The Stock Market Is Plunging: Here's How Far the Dow Jones, S&P 500, and Nasdaq Can Drop, According to a Historically Flawless Indicator
More than 150 years of back-tested data paints a clear picture of what may come next for Wall Street's major stock indexes.

The past few weeks have served as a good reminder that the stock market wouldn't be a "market" unless equities were able to move in both directions. While uptrends have handily outlasted downdrafts spanning more than a century, it's the emotion-driven moves lower that tend to garner all the attention.
On Monday, March 10, all three of Wall Street's major stock indexes struggled mightily. The ageless Dow Jones Industrial Average (DJINDICES: ^DJI), benchmark S&P 500 (SNPINDEX: ^GSPC), and innovation-powered Nasdaq Composite (NASDAQINDEX: ^IXIC) respectively lost 890, 156, and 728 points. This represented the Nasdaq's third-largest daily point loss in its storied history, and marked the S&P 500's ninth-biggest single-session point decline.

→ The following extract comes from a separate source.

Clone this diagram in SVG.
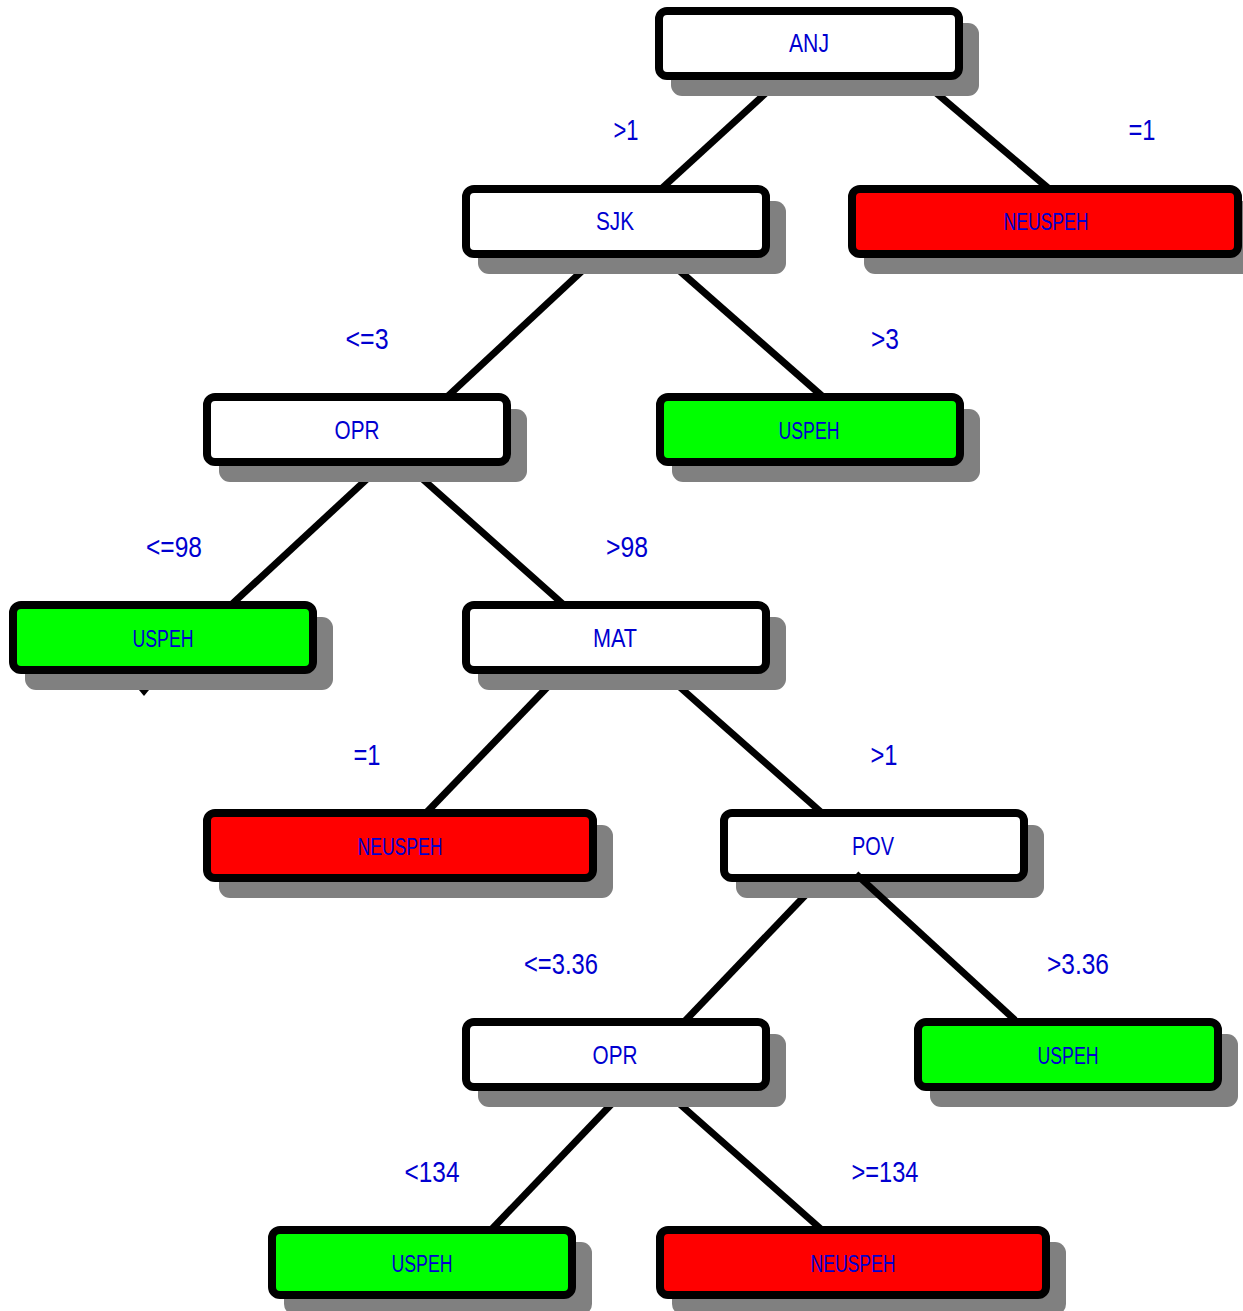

These moves lower are even more dramatic when compared to their recent all-time closing highs. As of the closing bell on March 10, the Dow Jones and S&P 500 were 6.9% and 8.6% below their respective closing peaks, while the Nasdaq Composite was firmly in correction territory, with a loss of 13.4%. Nearly the entirety of the Nasdaq's decline has occurred in a 13-session stretch.